— EXERCISE BRIEF —
Give the number of lines in the data that contain "this", and nothing more.

## Begin

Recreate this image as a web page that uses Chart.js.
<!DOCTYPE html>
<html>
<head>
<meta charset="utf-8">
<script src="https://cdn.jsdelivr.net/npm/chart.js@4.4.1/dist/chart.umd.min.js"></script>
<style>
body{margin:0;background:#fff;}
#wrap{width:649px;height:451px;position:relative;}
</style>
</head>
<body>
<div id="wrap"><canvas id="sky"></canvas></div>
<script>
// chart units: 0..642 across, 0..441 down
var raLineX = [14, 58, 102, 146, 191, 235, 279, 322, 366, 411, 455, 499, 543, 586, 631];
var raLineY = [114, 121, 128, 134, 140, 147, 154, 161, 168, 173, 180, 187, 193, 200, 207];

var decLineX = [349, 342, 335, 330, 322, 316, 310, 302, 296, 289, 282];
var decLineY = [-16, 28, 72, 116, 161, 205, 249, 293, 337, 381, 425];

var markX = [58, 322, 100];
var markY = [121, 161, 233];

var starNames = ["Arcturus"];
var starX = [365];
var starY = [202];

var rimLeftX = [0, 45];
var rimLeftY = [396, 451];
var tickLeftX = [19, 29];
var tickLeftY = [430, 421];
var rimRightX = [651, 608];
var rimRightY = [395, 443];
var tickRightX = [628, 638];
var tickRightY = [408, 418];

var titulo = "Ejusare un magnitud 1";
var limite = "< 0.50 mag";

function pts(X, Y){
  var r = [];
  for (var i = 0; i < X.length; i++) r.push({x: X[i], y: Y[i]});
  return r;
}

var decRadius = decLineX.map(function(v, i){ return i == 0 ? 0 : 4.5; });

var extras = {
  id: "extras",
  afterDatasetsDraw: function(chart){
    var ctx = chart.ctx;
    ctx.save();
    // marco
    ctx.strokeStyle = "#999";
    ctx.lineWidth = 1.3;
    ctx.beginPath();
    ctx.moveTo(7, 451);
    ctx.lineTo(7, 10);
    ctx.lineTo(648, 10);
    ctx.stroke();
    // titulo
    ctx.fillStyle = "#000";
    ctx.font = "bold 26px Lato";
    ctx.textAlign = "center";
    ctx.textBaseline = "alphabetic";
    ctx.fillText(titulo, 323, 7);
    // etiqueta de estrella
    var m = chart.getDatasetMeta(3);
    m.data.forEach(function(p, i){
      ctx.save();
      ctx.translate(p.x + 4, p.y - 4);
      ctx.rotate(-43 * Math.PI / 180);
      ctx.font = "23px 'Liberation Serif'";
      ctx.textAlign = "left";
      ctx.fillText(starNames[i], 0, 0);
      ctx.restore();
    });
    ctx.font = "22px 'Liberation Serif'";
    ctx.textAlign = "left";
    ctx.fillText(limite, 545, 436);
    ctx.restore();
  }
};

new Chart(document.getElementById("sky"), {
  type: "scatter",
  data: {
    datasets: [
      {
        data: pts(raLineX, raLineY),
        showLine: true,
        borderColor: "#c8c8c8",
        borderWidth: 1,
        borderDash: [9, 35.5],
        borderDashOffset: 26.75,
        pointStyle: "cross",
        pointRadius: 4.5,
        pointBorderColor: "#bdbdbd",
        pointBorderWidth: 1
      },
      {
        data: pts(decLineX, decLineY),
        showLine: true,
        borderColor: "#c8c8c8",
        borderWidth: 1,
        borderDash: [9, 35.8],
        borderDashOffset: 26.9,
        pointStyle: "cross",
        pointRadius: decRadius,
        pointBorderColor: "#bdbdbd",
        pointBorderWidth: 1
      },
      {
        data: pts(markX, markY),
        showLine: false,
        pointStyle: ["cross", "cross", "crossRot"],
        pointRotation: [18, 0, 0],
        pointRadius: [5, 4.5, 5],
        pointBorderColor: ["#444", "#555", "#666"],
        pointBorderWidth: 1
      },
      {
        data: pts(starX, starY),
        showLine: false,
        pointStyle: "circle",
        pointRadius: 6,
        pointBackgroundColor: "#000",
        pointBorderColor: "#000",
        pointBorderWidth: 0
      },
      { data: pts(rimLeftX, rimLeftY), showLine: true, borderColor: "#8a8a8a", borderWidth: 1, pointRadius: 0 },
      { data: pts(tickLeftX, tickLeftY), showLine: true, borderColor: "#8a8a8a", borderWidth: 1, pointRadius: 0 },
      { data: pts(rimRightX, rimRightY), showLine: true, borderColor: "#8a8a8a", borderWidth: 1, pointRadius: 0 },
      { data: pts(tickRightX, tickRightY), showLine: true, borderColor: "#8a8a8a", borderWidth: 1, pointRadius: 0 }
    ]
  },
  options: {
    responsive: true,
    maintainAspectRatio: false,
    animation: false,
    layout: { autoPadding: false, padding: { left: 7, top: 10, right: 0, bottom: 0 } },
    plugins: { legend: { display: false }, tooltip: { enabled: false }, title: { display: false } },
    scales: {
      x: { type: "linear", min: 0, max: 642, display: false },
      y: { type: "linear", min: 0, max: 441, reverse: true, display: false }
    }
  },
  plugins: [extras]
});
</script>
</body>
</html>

## End
## Begin

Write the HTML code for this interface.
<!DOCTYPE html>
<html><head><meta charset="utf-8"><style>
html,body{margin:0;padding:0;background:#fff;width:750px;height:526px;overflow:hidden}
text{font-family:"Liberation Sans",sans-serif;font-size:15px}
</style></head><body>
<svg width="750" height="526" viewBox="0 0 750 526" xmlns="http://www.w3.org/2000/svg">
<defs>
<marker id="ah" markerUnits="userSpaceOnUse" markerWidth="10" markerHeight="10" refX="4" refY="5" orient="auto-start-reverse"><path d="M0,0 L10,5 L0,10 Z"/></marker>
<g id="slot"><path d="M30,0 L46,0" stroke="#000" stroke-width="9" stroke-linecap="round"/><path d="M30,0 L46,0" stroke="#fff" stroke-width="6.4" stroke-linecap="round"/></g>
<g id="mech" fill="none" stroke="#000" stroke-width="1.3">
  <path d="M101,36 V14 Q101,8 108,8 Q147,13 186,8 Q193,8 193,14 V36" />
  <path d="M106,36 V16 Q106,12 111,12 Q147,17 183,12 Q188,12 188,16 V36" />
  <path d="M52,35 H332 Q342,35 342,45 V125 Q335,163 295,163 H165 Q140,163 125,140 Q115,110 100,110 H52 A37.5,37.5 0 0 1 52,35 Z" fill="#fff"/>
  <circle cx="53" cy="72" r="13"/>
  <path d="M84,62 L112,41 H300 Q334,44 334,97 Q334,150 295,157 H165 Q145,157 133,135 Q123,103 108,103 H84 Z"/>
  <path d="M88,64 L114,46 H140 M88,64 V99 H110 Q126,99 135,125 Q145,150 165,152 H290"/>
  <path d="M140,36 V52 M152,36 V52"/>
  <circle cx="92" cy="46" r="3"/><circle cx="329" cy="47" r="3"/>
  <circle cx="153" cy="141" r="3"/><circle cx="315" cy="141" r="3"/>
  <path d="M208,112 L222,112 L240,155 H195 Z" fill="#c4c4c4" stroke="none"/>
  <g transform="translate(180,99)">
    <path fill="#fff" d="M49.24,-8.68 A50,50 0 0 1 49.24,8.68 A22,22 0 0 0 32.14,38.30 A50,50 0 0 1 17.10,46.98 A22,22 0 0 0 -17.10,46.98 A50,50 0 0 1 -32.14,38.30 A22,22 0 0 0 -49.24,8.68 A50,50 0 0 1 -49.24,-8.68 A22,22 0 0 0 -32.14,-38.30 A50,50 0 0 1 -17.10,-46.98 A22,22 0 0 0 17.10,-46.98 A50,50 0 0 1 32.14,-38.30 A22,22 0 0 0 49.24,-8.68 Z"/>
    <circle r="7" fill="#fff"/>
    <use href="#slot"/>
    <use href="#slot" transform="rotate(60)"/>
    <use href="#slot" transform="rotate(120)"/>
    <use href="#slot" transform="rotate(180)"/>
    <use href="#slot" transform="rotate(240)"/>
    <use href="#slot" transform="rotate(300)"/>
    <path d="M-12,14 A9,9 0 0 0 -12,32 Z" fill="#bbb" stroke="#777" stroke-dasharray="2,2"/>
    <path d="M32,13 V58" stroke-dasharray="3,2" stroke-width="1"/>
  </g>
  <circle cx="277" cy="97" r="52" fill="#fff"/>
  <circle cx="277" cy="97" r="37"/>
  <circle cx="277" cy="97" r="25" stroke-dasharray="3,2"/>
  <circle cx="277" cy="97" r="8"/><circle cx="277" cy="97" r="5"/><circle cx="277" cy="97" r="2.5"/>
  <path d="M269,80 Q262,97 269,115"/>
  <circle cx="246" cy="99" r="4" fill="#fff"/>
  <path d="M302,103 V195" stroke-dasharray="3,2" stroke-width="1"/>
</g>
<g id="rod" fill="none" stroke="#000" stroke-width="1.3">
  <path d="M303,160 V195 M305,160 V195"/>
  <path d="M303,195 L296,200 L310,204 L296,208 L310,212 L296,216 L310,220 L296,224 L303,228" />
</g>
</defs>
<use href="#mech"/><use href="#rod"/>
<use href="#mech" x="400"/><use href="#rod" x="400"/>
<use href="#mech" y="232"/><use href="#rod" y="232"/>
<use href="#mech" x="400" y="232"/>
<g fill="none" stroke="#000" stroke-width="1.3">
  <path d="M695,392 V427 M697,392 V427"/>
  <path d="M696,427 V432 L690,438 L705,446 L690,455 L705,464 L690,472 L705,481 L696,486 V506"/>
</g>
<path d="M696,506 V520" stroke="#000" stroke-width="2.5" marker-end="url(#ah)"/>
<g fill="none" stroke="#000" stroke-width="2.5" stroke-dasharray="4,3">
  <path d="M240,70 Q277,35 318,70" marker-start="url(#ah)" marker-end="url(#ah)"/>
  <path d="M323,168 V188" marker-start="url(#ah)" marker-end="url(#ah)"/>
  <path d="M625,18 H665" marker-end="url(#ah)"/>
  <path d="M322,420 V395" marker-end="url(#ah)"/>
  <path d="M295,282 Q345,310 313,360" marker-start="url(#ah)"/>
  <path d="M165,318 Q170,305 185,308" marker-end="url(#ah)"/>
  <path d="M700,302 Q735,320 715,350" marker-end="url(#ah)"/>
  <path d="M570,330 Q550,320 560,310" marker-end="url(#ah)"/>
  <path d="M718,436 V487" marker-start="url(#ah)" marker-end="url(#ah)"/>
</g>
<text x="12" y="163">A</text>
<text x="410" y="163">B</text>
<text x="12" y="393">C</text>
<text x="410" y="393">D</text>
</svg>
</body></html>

## End

— THE REPLY —
2